If not using the provided training/test setup, pay attention to the segments recorded at the same location. Location identifier can be found from meta.csv or from audio file names:

[scene label]-[city]-[location id]-[segment id]-[device id].wav

Make sure that all files having same location id are placed on the same side of the evaluation. In this dataset, device id is always the same (a).

3. Changelog

v1.0 / 2020-02-18

  • Initial commit

4. License

License permits free academic usage. Any commercial use is strictly prohibited. For commercial use, contact dataset authors.

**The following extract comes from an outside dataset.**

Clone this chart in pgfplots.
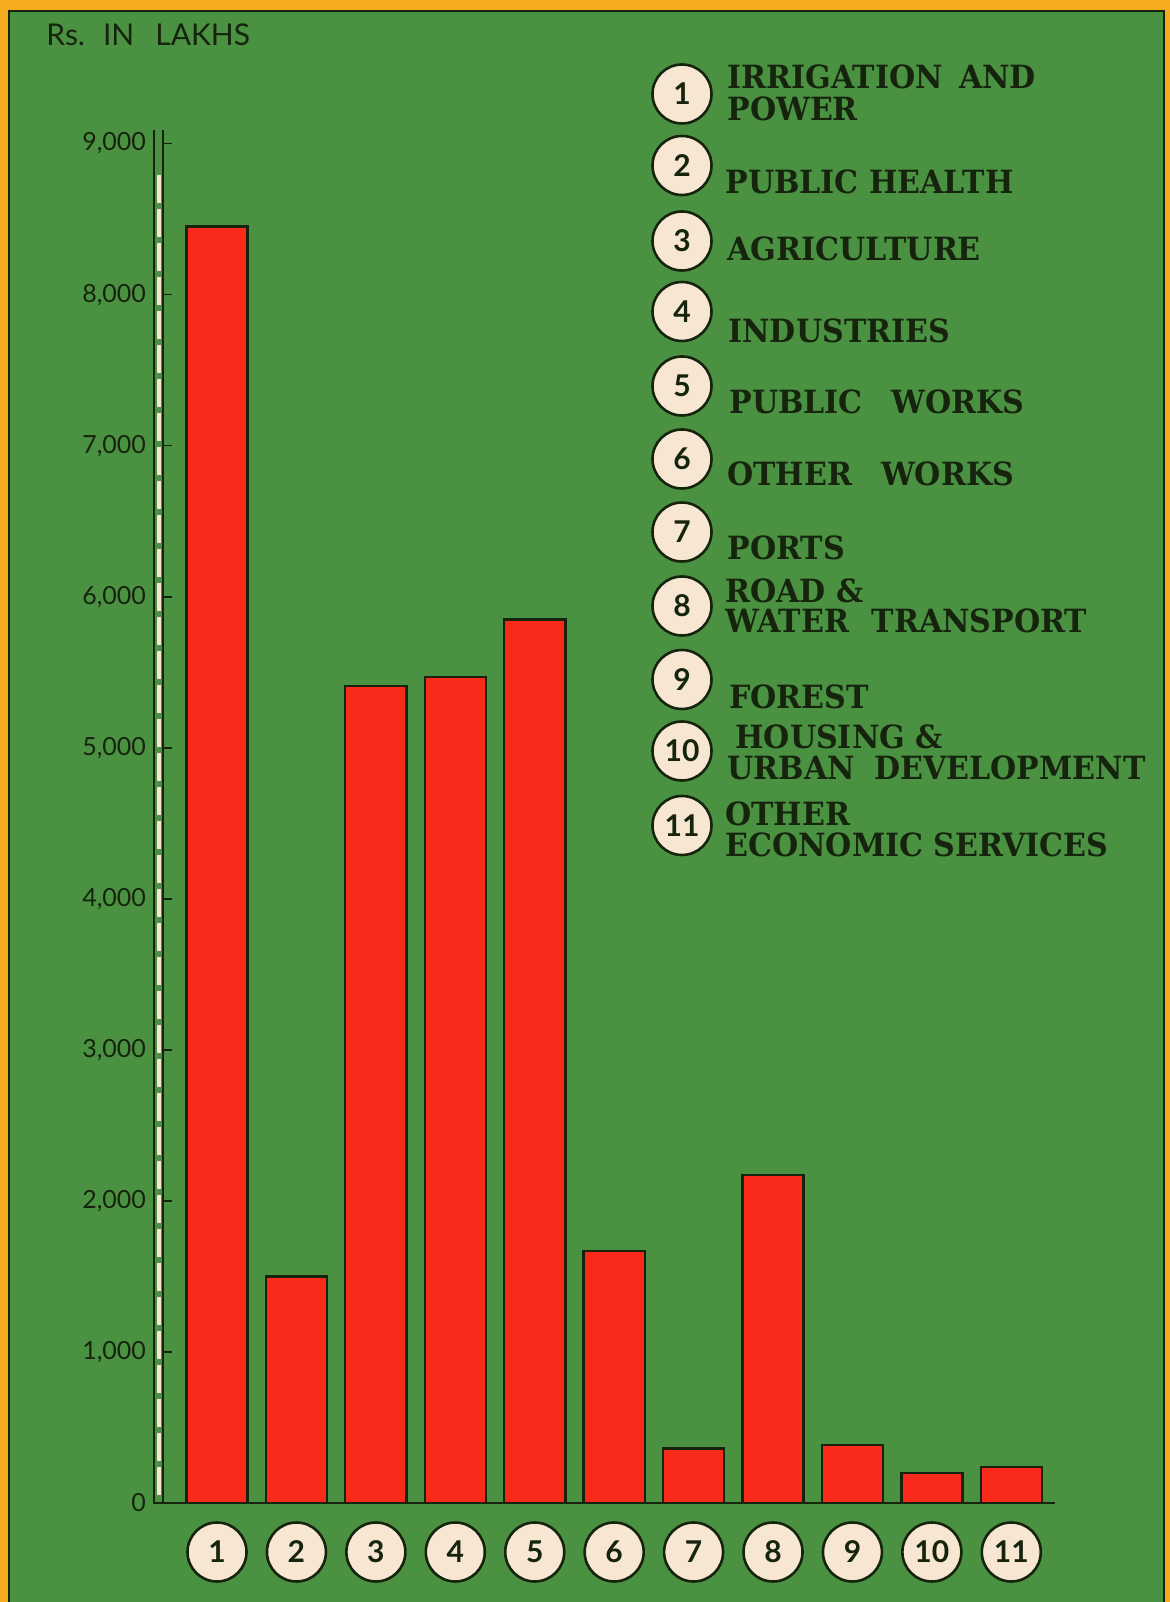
\documentclass[border=0pt]{standalone}
\usepackage{pgfplots}
\pgfplotsset{compat=1.18}
\usepackage{fontspec}
\setmainfont{Lato}
\newfontfamily\legfont[FakeStretch=0.94]{DejaVu Serif}

\definecolor{bggreen}{RGB}{74,146,66}
\definecolor{barred}{RGB}{250,42,26}
\definecolor{frameorange}{RGB}{246,170,30}
\definecolor{ink}{RGB}{22,36,14}
\definecolor{cream}{RGB}{246,230,210}

\tikzset{
  numcirc/.style={circle, draw=ink, line width=1.3pt, fill=cream, minimum size=29.5pt,
    inner sep=0pt, text=ink, font=\bfseries\fontsize{15}{15}\selectfont},
  leg/.style={anchor=west, inner sep=0pt, text=ink,
    font=\legfont\bfseries\fontsize{16}{18}\selectfont}
}

\begin{document}
\begin{tikzpicture}
\useasboundingbox (0,0) rectangle (585pt,801pt);
% background, page coordinates in px (y downwards)
\begin{scope}[x=0.5pt, y=-0.5pt, yshift=801pt]
  \fill[frameorange] (0,0) rectangle (1170,1602);
  \fill[bggreen] (9,11) rectangle (1164,1602);
  \draw[ink, line width=1.2pt] (9,1602) -- (9,11) -- (1164,11) -- (1164,1602);
  \node[anchor=west, inner sep=0pt, text=ink, font=\fontsize{15}{17}\selectfont]
    at (46,35) {Rs.\hspace{0.6em}IN\hspace{0.7em}LAKHS};

  % legend
  \foreach \n/\cy in {1/94, 2/165.5, 3/241, 4/311.5, 5/386, 6/459,
                      7/532, 8/606, 9/679.5, 10/751, 11/825.5}
    \node[numcirc] at (682,\cy) {\n};
  \node[leg] at (727,76.5) {IRRIGATION\hspace{0.5em}AND};
  \node[leg] at (727,108.5) {POWER};
  \node[leg] at (725,182) {PUBLIC HEALTH};
  \node[leg] at (727,249) {AGRICULTURE};
  \node[leg] at (728,331) {INDUSTRIES};
  \node[leg] at (729,401.5) {PUBLIC\hspace{0.9em}WORKS};
  \node[leg] at (727,474) {OTHER\hspace{0.9em}WORKS};
  \node[leg] at (727,548) {PORTS};
  \node[leg] at (725,590.5) {ROAD \&};
  \node[leg] at (725,621) {WATER\hspace{0.7em}TRANSPORT};
  \node[leg] at (729,697) {FOREST};
  \node[leg] at (735,736.5) {HOUSING \&};
  \node[leg] at (727,768) {URBAN\hspace{0.6em}DEVELOPMENT};
  \node[leg] at (725,814) {OTHER};
  \node[leg] at (725,845) {ECONOMIC SERVICES};

  % double rule beside the value axis
  \draw[ink, line width=0.7pt] (154,130) -- (154,1503) -- (163,1503);
  \draw[cream, line width=1.8pt, dash pattern=on 14pt off 3pt] (159,175) -- (159,1500);
\end{scope}

\begin{axis}[
    at={(81.5pt,49.5pt)}, anchor=south west,
    scale only axis, width=446pt, height=686.5pt,
    xmin=0.32, xmax=11.55, ymin=0, ymax=9090,
    axis x line*=bottom, axis y line*=left,
    axis line style={-, ink, line width=1.3pt},
    ybar, bar width=0.77,
    xtick={1,...,11}, xtick style={draw=none},
    ytick={0,1000,...,9000},
    tick align=inside, major tick length=4.5pt,
    ytick style={ink, line width=0.8pt},
    /pgf/number format/1000 sep={,},
    /pgf/number format/assume math mode=true,
    yticklabel style={text=ink, font=\fontsize{12.5}{14}\selectfont, xshift=-5pt},
    xticklabel style={numcirc, anchor=center, yshift=-24.5pt},
]
\addplot[fill=barred, draw=ink, line width=1.2pt] coordinates {
  (1,8450) (2,1500) (3,5410) (4,5470) (5,5850) (6,1670)
  (7,360) (8,2170) (9,385) (10,200) (11,240)
};
\end{axis}
\end{tikzpicture}
\end{document}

Copyright (c) 2020 Tampere University and its licensors
All rights reserved.
Permission is hereby granted, without written agreement and without license or royalty
fees, to use and copy the TAU Urban Acoustic Scenes 2020 Mobile (“Work”) described in this document
and composed of audio and metadata. This grant is only for experimental and non-commercial
purposes, provided that the copyright notice in its entirety appear in all copies of this Work,
and the original source of this Work, (Audio Research Group at Tampere University of Technology),
is acknowledged in any publication that reports research using this Work.
Any commercial use of the Work or any part thereof is strictly prohibited.
Commercial use include, but is not limited to:
- selling or reproducing the Work
- selling or distributing the results or content achieved by use of the Work
- providing services by using the Work.

IN NO EVENT SHALL TAMPERE UNIVERSITY OR ITS LICENSORS BE LIABLE TO ANY PARTY
FOR DIRECT, INDIRECT, SPECIAL, INCIDENTAL, OR CONSEQUENTIAL DAMAGES ARISING OUT OF THE USE
OF THIS WORK AND ITS DOCUMENTATION, EVEN IF TAMPERE UNIVERSITY OR ITS
LICENSORS HAS BEEN ADVISED OF THE POSSIBILITY OF SUCH DAMAGE.

TAMPERE UNIVERSITY AND ALL ITS LICENSORS SPECIFICALLY DISCLAIMS ANY
WARRANTIES, INCLUDING, BUT NOT LIMITED TO, THE IMPLIED WARRANTIES OF MERCHANTABILITY AND
FITNESS FOR A PARTICULAR PURPOSE. THE WORK PROVIDED HEREUNDER IS ON AN "AS IS" BASIS, AND
THE TAMPERE UNIVERSITY HAS NO OBLIGATION TO PROVIDE MAINTENANCE, SUPPORT,
UPDATES, ENHANCEMENTS, OR MODIFICATIONS.